Exercise aim: Extract the full listing verbatim and drop any pictures from your copy.

Information shown:
■ ■ ■ ■ ■ ■ ■
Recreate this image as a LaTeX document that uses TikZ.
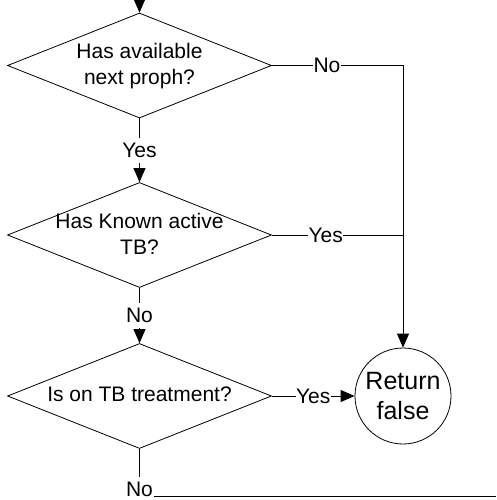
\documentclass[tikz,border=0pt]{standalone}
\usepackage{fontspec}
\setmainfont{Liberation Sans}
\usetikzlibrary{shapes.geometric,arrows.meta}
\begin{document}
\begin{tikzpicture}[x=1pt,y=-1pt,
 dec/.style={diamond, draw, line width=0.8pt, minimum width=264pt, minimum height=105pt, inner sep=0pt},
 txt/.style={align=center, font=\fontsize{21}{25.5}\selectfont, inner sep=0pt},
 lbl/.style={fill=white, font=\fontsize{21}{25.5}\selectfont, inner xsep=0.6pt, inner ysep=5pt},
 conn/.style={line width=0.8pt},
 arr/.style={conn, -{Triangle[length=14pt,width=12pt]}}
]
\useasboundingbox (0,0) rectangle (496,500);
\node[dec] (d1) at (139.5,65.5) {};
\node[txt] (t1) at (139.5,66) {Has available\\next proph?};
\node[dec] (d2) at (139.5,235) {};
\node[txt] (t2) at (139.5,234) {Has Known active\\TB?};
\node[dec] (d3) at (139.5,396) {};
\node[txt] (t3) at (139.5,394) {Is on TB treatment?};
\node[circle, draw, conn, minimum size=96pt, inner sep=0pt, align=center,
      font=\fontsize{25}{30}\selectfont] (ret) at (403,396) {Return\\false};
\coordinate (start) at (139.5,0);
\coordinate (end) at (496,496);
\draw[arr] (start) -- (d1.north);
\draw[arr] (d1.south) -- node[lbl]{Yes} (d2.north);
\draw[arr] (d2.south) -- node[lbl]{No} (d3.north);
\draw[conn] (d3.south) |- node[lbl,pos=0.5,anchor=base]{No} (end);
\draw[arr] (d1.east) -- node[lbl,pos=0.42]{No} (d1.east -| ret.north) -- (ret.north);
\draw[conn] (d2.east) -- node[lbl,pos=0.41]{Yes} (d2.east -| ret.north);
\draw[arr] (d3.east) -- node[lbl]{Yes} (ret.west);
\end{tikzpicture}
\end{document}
■ ■ ■ ■ ■ ■ ■
Response:
Recreate this image as a LaTeX document that uses TikZ.
\documentclass[tikz,border=0pt]{standalone}
\usepackage{fontspec}
\setmainfont{Liberation Sans}
\usetikzlibrary{shapes.geometric,arrows.meta}
\begin{document}
\begin{tikzpicture}[x=1pt,y=-1pt,
 dec/.style={diamond, draw, line width=0.8pt, minimum width=264pt, minimum height=105pt, inner sep=0pt},
 txt/.style={align=center, font=\fontsize{21}{25.5}\selectfont, inner sep=0pt},
 lbl/.style={fill=white, font=\fontsize{21}{25.5}\selectfont, inner xsep=0.6pt, inner ysep=5pt},
 conn/.style={line width=0.8pt},
 arr/.style={conn, -{Triangle[length=14pt,width=12pt]}}
]
\useasboundingbox (0,0) rectangle (496,500);
\node[dec] (d1) at (139.5,65.5) {};
\node[txt] (t1) at (139.5,66) {Has available\\next proph?};
\node[dec] (d2) at (139.5,235) {};
\node[txt] (t2) at (139.5,234) {Has Known active\\TB?};
\node[dec] (d3) at (139.5,396) {};
\node[txt] (t3) at (139.5,394) {Is on TB treatment?};
\node[circle, draw, conn, minimum size=96pt, inner sep=0pt, align=center,
      font=\fontsize{25}{30}\selectfont] (ret) at (403,396) {Return\\false};
\coordinate (start) at (139.5,0);
\coordinate (end) at (496,496);
\draw[arr] (start) -- (d1.north);
\draw[arr] (d1.south) -- node[lbl]{Yes} (d2.north);
\draw[arr] (d2.south) -- node[lbl]{No} (d3.north);
\draw[conn] (d3.south) |- node[lbl,pos=0.5,anchor=base]{No} (end);
\draw[arr] (d1.east) -- node[lbl,pos=0.42]{No} (d1.east -| ret.north) -- (ret.north);
\draw[conn] (d2.east) -- node[lbl,pos=0.41]{Yes} (d2.east -| ret.north);
\draw[arr] (d3.east) -- node[lbl]{Yes} (ret.west);
\end{tikzpicture}
\end{document}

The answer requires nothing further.